At the time, they said that Lula was finished forever and that the PT had been destroyed. This was the dominant narrative in the corporate media that had decisively contributed to the 2016 coup and to Lula’s political imprisonment

But like the phoenix, Lula, who led the best government in Brazilian history, has returned in an extraordinary manner to save us from bolsonarista neo-fascism and to pacify and rebuild the country – a herculean, heroic task which only he can lead.

The only parallel to this kind of political trajectory in modern times is the case of Nelson Mandela, who came out of Robben Island prison to end apartheid, reconcile South Africa and free it from world isolation.

More importantly Lula’s victory, as the New York Times rightly pointed out in a widely publicized video, represents the possibility of saving the planet.

Bolsonaro has transformed Brazil into and international pariah, a kind of planetary black sheep, due in large part to his active and abject anti-environmentalism.

He threw all of the internal and external environmental advances made by the PT – including the huge reduction in deforestation and significant international commitments to greenhouse gas reduction – to the most backward interests of unbridled capitalism and held a fire sale – literally.

The world has rightly come to fear that Bolsonaro would let the Amazon burn in an irreversible process that would eventually bring global warming to the disastrous point of no return.

This grotesque anti-environmentalism, added to scientific denialism, misogyny, racism, homophobia, and, above all, the constant flirtation with dictatorship, made Bolsonaro a persona no grata for most of the world’s countries.

The relief of the so-called international community with the election of Lula, therefore, is not surprising. The fascistic far right and community of climate deniers have lost their main bastion.

The great world leaders, Biden at the forefront, rushed to recognize Lula’s legitimate and democratic victory, something Bolsonaro refused to do.

These rulers are well aware that Lula, the only Brazilian politician who has ever managed to become a great world leader, will be able to contribute, once again, to the solution of serious international problems, starting with the climate crisis, passing through hunger, economic crisis, war and by the aggravation of geopolitical tensions.

Lula will certainly use his great negotiating power and Brazil’s broad soft power to contribute to a more symmetrical, multilateral, peaceful and prosperous world order.

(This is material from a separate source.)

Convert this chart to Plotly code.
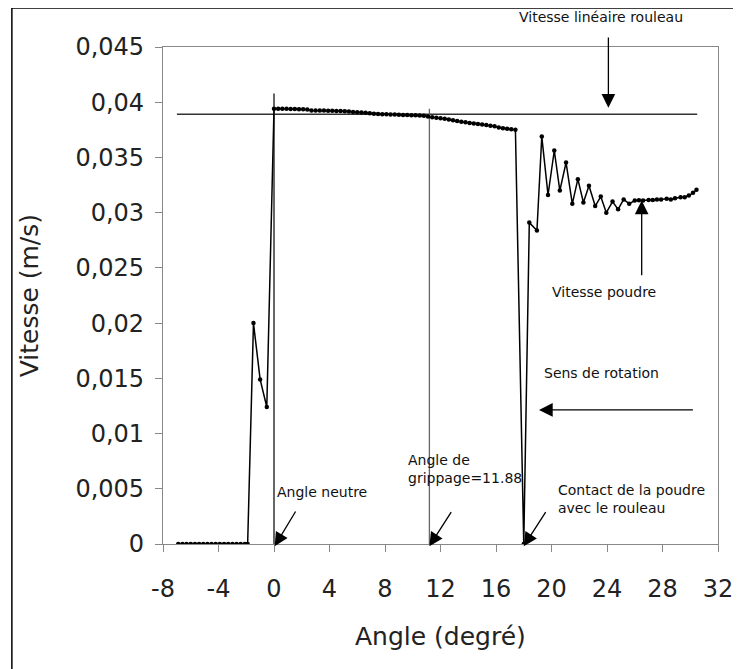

Under Lula the BRICS, Africa, the Middle East, South-South cooperation and, above all, sovereign regional integration will once again be central to our foreign policy. At the same time, Lula should invest in good relations with the US, the European Union and other more traditional allies, as he has always done.

With Lula, Brazilian foreign policy will once again be universalist and pragmatic, without ideological conditionalities such as those imposed by Bolsonaro, especially in the period of madness under Ernesto Araujo, who was Brazil’s only pre-enlightenment Foreign Affairs Chancellor in history.

With Lula, the world can breathe again, smoke-free.

By Marcelo Zero

Marcelo Zero is a sociologist, international relations specialist and technical adviser to the PT Senatorial leadership.